PH, China, Indonesia home to bulk of region’s urban poor
The Philippines, China and Indonesia are home to most of the urban poor in the East Asia and Pacific region, the World Bank said yesterday.
Citing its report titled “Expanding Opportunities for the Urban Poor”, the Washington-based multilateral lender said the three countries, which have among the biggest populations in the region, accounted for the bulk of the 75 million people who live below the $3.10-a-day poverty line in East Asia and Pacific.
In the Philippines, 21 percent of the urban population have no access to effective sanitation facilities, the World Bank said.
Across the region, “among the challenges faced by the poor is the lack of access to jobs, public transport and other infrastructure, and affordable housing,” the World Bank said.
“The region also has the world’s largest slum population: 250 million people with poor-quality housing, limited access to basic services and at risk to hazards such as flooding,” the World Bank added.
The report noted that slum residents were also more at risk to disasters as the communities were often in low-lying flood-prone areas.
The World Bank warned that cities across East Asia and the Pacific were not delivering infrastructure, jobs and services at a pace as rapid as urban development, leading to widening inequalities which might hamper economic growth and lead to social divisions.

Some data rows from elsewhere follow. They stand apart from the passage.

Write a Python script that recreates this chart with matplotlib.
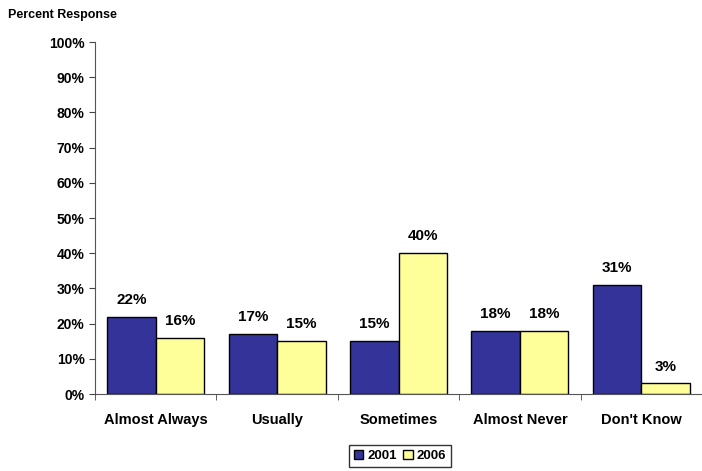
import numpy as np
import matplotlib.pyplot as plt
from matplotlib.ticker import FixedLocator, PercentFormatter

categories = ["Almost Always", "Usually", "Sometimes", "Almost Never", "Don't Know"]
series_names = ["2001", "2006"]
values_2001 = [22, 17, 15, 18, 31]
values_2006 = [16, 15, 40, 18, 3]
colors = ["#333399", "#FFFF99"]

plt.rcParams["font.family"] = ["Liberation Sans", "DejaVu Sans"]
plt.rcParams["font.weight"] = "bold"

fig = plt.figure(figsize=(7.02, 4.71), dpi=100)
ax = fig.add_axes([95 / 702, 1 - 394 / 471, 607 / 702, 352 / 471])

x = np.arange(len(categories))
width = 0.4
for i, (vals, name, color) in enumerate(zip([values_2001, values_2006], series_names, colors)):
    bars = ax.bar(x + (i - 0.5) * width, vals, width, label=name, color=color,
                  edgecolor="black", linewidth=1)
    for bar, v in zip(bars, vals):
        ax.annotate(f"{v}%", (bar.get_x() + bar.get_width() / 2, bar.get_height()),
                    xytext=(0, 7), textcoords="offset points", ha="center", va="bottom",
                    fontsize=11, fontweight="bold")

ax.set_xlim(-0.5, len(categories) - 0.5)
ax.set_ylim(0, 100)
ax.set_yticks(np.arange(0, 101, 10))
ax.yaxis.set_major_formatter(PercentFormatter(decimals=0))
ax.set_xticks(x)
ax.set_xticklabels(categories, fontsize=10.5, fontweight="bold")
ax.xaxis.set_minor_locator(FixedLocator(np.arange(-0.5, len(categories), 1.0)))
ax.tick_params(axis="x", which="major", length=0, pad=14)
ax.tick_params(axis="x", which="minor", length=4, direction="out", color="#444444")
ax.tick_params(axis="y", length=4, direction="out", labelsize=10, color="#444444")
for lbl in ax.get_yticklabels():
    lbl.set_fontweight("bold")

for side in ["top", "right"]:
    ax.spines[side].set_visible(False)
ax.spines["left"].set_color("#555555")
ax.spines["bottom"].set_color("#555555")

fig.text(8 / 702, 1 - 15 / 471, "Percent Response", fontsize=9, fontweight="bold",
         ha="left", va="center")

leg = fig.legend(loc="center", bbox_to_anchor=(400 / 702, 1 - 456 / 471), ncol=2,
                 fontsize=9.5, frameon=True, fancybox=False, edgecolor="black",
                 handlelength=0.7, handleheight=0.7, handletextpad=0.3,
                 columnspacing=0.5, borderpad=0.35, borderaxespad=0)
leg.get_frame().set_linewidth(1)
for t in leg.get_texts():
    t.set_fontweight("bold")

fig.savefig("out.png", dpi=100)
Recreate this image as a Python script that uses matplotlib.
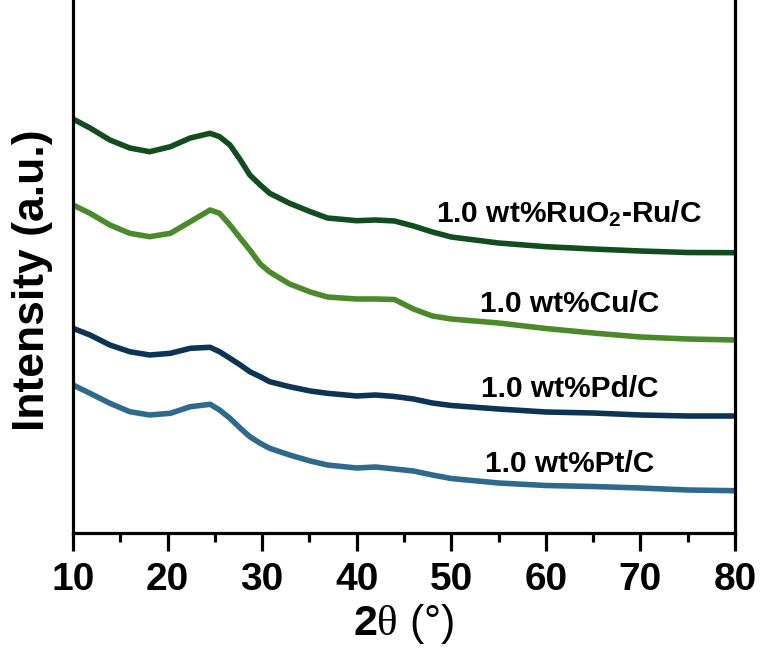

The East Asia and Pacific is home to the world’s most rapidly urbanizing region with an urbanization rate growing by an average of 3 percent yearly such that next year, half of the population or more than 1.2 billion people equivalent to a third of the global urban population will be living in the region, according to the World Bank.
To address urban poverty, the World Bank recommended that governments across the region adopt the following measures: Connecting the urban poor with job markets; invest in integrated urban planning; ensuring affordable land and housing; recognize the rights of all citizens to the city; target marginalized sub-groups among the urban poor; strengthen local governance and embracing citizen engagement, as well as invest in better data and information systems, for evidence-based policy making.
The World Bank cited the Philippines’ Pantawid Pamilyang Pilipino Program as among the “successful” conditional cash transfer programs in the region that other countries should emulate.
“Cities across East Asia have propelled the region’s tremendous growth. Our collective challenge is to expand opportunities to all in the cities—from new migrants living in the peripheries to factory workers struggling to pay rent—so that they can benefit more from urbanization and help fuel even stronger growth,” World Bank vice president for East Asia and the Pacific Victoria Kwakwa said.